Thursday, June 18, 2020

This poison will remain, by Fred Vargas


My husband grabbed this at random off the shelf as the library was shutting down. It turned out to be the most recent, and seventh, in a series by French author Vargas featuring Commissaire Adamsberg. I suspect both of us will seek out her earlier books. Like other favorite series featuring unique, gifted, and complicated detectives (think Elizabeth George and Louise Penny), the surrounding cast of characters in the department are all also highly individual and quirky. As is the crime that is being investigated in this outing.
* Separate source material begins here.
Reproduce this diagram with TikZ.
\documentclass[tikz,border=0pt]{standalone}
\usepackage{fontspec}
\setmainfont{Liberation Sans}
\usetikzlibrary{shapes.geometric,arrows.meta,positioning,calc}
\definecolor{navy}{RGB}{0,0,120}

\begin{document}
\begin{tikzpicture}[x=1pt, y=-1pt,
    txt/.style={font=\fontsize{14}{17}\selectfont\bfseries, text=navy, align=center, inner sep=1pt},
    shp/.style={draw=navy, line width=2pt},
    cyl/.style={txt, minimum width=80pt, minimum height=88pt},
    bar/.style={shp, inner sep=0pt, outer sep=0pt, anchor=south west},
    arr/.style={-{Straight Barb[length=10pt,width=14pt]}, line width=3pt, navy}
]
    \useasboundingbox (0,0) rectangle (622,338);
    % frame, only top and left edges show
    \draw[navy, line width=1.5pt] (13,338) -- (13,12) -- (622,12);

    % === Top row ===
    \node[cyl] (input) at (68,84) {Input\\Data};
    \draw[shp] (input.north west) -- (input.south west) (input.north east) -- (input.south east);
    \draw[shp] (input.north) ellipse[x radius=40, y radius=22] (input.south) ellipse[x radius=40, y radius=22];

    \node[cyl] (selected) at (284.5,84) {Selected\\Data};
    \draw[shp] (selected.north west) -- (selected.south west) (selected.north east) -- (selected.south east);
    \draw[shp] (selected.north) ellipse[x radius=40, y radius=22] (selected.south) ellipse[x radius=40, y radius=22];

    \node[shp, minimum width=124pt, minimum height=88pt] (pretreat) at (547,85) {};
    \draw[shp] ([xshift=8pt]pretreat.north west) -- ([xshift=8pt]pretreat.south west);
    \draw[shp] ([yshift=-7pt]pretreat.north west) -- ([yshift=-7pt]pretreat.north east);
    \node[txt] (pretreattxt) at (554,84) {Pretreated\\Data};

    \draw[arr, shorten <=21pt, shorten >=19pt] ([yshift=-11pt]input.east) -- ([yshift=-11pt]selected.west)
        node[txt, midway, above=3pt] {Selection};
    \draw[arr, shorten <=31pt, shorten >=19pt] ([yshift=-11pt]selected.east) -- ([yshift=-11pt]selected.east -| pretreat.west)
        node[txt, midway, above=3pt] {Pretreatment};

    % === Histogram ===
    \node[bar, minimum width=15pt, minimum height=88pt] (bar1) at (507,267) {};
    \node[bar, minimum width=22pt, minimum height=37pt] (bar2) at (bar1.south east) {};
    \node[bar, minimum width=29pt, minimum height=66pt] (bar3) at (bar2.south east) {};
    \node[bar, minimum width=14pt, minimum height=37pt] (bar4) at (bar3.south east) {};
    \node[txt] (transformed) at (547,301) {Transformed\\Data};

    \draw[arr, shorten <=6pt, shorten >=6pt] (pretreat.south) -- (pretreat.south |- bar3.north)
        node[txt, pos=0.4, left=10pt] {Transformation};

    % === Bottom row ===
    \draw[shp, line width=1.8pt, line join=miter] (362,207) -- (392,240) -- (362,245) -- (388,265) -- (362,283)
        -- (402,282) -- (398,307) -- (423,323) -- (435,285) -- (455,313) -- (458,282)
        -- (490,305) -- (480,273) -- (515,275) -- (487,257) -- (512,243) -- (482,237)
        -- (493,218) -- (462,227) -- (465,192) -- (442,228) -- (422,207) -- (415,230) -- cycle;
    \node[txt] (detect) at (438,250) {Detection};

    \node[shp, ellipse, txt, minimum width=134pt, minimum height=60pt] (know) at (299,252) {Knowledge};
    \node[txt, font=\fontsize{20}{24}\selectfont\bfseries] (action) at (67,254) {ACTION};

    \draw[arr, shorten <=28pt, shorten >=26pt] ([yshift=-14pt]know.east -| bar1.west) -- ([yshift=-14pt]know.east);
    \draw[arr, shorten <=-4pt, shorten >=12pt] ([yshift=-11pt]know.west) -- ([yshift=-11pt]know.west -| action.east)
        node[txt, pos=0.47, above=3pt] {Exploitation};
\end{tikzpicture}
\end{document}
Elderly men, who share a connection long ago to an orphanage, are succumbing to brown recluse bites, however, unlike its familiar Missouri-wide cousin, the French version is much less dangerous and very seldom lethal. What is going on, and what, if any connection do these events have to do with a modern-day human recluse, a woman shut away in a cell dependent upon the charity of neighbors for her cloistered life? Such recluses were common in the Middle Ages, but are virtually unheard of now. Commissaire Adamsberg has, however, encountered one as a young, impressionable child, a memory he has suppressed and which will surface during his investigations. Several complex plots, which draw upon the author’s training in history and archeology, are skillfully interwoven. Fun to find another series to enjoy. 408 pp.